Task statement
Copy out each line of the listing that has the word "script" in it.

Material for this exercise
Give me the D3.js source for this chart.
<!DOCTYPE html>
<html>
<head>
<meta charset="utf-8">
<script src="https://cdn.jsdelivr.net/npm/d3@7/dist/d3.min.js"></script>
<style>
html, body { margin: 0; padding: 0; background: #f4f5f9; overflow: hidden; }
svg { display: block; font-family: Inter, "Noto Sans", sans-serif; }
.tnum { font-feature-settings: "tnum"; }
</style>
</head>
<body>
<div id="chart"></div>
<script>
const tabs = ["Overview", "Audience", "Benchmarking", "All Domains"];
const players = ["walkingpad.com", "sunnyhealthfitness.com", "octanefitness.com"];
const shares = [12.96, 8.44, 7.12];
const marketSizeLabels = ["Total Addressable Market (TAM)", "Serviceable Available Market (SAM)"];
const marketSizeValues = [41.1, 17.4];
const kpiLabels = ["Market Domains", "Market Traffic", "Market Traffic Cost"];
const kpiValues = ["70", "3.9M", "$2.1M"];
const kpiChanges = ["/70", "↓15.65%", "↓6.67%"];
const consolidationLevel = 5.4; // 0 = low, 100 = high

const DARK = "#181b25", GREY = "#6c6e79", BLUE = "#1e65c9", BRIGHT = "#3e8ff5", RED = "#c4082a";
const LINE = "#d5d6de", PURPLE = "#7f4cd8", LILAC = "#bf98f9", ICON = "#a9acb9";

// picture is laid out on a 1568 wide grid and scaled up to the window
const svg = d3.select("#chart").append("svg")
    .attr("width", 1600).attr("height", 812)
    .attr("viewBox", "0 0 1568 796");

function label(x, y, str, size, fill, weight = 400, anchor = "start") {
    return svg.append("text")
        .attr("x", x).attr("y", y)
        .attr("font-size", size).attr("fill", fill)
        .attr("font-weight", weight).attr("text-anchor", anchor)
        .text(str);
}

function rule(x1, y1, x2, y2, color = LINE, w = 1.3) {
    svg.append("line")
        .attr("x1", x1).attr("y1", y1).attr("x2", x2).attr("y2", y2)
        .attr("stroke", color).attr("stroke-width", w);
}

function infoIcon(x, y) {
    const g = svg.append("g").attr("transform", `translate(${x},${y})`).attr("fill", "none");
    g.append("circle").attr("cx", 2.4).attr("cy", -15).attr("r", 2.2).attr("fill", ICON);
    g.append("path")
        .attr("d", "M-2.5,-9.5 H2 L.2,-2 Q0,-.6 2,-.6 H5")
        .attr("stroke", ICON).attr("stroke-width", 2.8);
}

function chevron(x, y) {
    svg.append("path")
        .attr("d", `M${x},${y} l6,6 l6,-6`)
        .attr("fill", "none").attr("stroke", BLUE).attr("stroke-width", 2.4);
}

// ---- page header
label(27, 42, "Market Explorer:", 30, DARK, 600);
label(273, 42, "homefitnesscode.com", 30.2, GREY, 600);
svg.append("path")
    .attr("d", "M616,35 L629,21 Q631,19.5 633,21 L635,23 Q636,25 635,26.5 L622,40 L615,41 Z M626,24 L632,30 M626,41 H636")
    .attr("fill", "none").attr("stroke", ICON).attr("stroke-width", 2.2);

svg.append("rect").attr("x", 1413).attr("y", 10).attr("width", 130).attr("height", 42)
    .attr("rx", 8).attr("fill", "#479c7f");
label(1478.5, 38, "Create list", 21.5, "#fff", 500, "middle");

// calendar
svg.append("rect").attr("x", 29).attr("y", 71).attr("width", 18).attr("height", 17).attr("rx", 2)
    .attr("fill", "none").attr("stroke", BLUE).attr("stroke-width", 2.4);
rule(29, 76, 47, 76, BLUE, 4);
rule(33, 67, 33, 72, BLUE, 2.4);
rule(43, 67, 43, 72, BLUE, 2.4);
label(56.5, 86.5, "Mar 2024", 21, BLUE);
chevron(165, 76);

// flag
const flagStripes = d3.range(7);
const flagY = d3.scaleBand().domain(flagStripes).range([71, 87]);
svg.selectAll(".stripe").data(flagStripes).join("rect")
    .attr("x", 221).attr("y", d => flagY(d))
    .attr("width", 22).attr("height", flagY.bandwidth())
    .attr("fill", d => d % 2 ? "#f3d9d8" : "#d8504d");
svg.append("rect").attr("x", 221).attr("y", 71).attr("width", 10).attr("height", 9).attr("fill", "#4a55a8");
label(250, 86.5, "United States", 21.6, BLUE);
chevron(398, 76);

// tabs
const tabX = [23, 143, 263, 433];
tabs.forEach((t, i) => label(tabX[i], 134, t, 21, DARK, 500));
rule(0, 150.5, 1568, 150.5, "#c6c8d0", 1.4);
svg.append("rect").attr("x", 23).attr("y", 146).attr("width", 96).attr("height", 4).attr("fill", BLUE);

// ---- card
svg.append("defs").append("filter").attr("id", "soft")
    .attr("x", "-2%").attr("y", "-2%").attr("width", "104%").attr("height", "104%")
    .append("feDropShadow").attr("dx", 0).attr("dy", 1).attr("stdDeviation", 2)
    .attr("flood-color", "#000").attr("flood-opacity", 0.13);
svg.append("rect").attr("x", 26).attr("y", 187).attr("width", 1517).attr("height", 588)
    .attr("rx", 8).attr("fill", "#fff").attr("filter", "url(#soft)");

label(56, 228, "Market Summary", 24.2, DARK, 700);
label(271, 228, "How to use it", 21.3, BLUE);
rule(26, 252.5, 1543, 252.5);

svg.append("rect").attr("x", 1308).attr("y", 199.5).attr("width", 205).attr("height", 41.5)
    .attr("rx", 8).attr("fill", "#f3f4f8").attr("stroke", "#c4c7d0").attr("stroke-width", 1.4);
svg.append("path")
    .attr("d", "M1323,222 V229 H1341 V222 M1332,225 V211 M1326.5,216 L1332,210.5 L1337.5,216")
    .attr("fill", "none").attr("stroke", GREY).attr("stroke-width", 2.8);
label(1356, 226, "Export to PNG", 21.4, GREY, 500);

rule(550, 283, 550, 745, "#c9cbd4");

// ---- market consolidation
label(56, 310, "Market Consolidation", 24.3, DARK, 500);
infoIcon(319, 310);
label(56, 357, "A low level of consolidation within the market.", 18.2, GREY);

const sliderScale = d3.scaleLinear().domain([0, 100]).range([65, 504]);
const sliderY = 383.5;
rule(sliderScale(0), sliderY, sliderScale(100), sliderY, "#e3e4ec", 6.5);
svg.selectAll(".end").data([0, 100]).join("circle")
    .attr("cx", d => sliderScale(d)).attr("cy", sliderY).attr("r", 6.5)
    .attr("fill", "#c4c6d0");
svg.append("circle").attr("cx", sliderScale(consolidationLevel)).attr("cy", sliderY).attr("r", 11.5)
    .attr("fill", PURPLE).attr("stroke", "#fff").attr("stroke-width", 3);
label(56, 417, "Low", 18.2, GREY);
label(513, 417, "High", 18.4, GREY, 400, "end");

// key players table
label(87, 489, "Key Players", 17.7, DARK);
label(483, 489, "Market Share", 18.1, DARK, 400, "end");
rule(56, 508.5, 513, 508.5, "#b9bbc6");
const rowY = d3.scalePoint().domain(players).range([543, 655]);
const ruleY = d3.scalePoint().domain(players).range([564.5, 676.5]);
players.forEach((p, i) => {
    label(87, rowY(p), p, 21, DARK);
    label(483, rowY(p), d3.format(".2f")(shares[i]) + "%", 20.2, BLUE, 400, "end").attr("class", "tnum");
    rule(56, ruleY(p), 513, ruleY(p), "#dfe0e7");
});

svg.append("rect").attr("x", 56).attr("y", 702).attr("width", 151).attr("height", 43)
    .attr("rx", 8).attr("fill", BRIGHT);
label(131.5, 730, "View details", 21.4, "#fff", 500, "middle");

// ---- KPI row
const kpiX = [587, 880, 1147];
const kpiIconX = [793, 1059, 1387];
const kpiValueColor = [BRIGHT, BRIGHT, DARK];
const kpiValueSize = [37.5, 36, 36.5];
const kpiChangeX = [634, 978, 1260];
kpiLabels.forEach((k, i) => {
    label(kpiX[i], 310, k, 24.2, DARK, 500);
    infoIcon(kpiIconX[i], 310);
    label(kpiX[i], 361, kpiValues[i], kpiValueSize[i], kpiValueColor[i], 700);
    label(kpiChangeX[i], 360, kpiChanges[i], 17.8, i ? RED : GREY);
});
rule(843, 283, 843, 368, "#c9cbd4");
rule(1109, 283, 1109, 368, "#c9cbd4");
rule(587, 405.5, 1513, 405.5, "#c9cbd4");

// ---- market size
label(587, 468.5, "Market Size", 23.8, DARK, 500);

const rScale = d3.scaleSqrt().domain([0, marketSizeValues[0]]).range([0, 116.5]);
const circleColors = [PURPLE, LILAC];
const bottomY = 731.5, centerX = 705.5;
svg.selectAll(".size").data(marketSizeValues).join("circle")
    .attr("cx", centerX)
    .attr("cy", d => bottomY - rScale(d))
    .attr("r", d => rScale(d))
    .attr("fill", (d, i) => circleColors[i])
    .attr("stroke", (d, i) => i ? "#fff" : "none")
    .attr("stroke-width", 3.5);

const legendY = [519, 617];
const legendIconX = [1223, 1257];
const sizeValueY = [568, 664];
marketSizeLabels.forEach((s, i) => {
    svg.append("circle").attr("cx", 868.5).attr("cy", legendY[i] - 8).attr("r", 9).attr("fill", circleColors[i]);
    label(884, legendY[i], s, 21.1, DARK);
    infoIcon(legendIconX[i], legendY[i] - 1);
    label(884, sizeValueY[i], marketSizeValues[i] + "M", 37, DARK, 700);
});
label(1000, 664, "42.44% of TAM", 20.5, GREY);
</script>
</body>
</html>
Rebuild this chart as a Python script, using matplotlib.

Exercise result
<script src="https://cdn.jsdelivr.net/npm/d3@7/dist/d3.min.js"></script>
<script>
</script>
Rebuild this chart as a Python script, using matplotlib.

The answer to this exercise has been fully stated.